Peggy Guggenheim (1898-1979) was born into a well-to-do German family living in New York City. In an article titled “Was Peggy Guggenheim Jewish?” (Nashim 25, 2013), Jill Fields attempts to determine the identity of the woman who was born into this elite Jewish society.

Along with other German Jews of their status, Guggenheim’s family joined Temple Emanu-El, the Reform synagogue of the uptown Jews. Interestingly enough, her maternal grandfather was president of this synagogue for many years.
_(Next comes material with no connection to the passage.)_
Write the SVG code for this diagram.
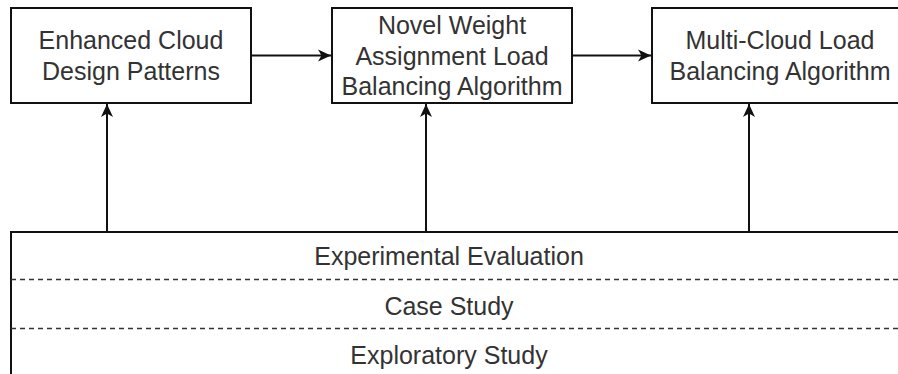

On Friday nights, the extended family participated in dinners at the hotel, where some of them were living.

Guggenheim attended a private high school along with other wealthy Jewish girls, but her family’s fortune took a turn for the worse following the sudden loss of her father, Benjamin, who was aboard the Titanic in 1912. His daughter related that after his death, she attended services, recited kaddish and lunched on Sundays with the rabbi.

Guggenheim was at odds as to her place in this society and was champing at the bit to choose her own path; a small windfall fortuitously enabled her to assert her independence. At this point in her life, she was introduced to the world of art after she began working (without pay) at her cousin’s bookstore; there, she met photographers and an array of Bohemian figures. This would be the beginning of her new life, which she devoted to collecting and promoting art and artists.

In 1922 she married Laurence Vail, interpreting this step as an act of liberation from her Jewish bourgeoisie background. She had two children with him, but left the marriage after six years. Her next love was a writer who died unexpectedly. They also spent six years together. After a brief relationship with a British fellow, she opened a gallery in London to showcase modern art. (She also had an affair with writer Samuel Beckett, the fourth non-Jewish male in this lineup.) During World War II, she returned to France and purchased numerous works of art, which she hid and then shipped abroad (more or less smuggling them out) in order to save them from confiscation by the Nazis. She spent time and funds helping family members and supported a rescue committee. In 1941 she moved back to New York. The following year, she opened an avant-garde gallery in Manhattan, where she discovered Jackson Pollock and married artist Max Ernst; however, this marriage did not last long, either.

After the war, Guggenheim decided to return to Europe, but this time her choice was Venice rather than Paris. Feeling very much at home in this city, she quickly established herself in the art world. The American bought a palace built in the 18th century to serve simultaneously as her abode and as a museum to which the public had access at specified times of the week. She did not seem to have contact with the Jewish community in the 32 years she spent here, but she never denied her Jewishness per se.

She and her family apparently had various encounters with American anti-Semitism, such as being excluded from vacation areas in New Jersey, being discriminated against when seeking hotel accommodations in Vermont, and having to rent a home in Connecticut using a false name. In various literary works, one can identify Jewish characters based on her. Guggenheim underwent a disastrous rhinoplasty operation in 1920; descriptions of her often included allusions to a large and homely nose.

While she was sometimes depicted as stingy, many individuals did not realize that although she was a member of the Guggenheim family, she and her two sisters were nowhere near as wealthy as her father’s brothers and their progeny. In fact, she was philanthropic, helping many individuals (including anarchist political activist Emma Goldman) but was not always appreciated appropriately. Nonetheless, because of her significant cultural contribution, the city of Venice honored her in 1962 by granting her “citizenship.”

Fields points to an interesting interaction that Guggenheim had with the Tel Aviv Museum of Art. Although her first visit to Jerusalem in 1924 could be described as far from successful, by 1952 her attitude had changed. At the Biennale in Venice she was impressed by the modern surrealistic works on display at the Israeli pavilion. Contact was made with Eugene Kolb, the director of the museum, who suggested that she contribute to an exhibition in Tel Aviv by lending them some of the pieces in her collection.

Instead of taking him up on this offer, she decided to donate 36 works to the museum.

While she had given to many institutions, none were to receive a donation this large.

Guggenheim seems to have been ambivalent about her heritage. While choosing mostly non-Jewish partners and isolating herself from the Jewish community of Venice, she did not renounce her past or her roots, even when rebelling against aspects of her early life. She eventually found her niche outside the New York German Jewish community and created impressive collections and museums of modern art, but she was always considered to be a Jewish woman.

■ The writer is a professor of Jewish history at the Schechter Institute of Jewish Studies, and the academic editor of the journal Nashim.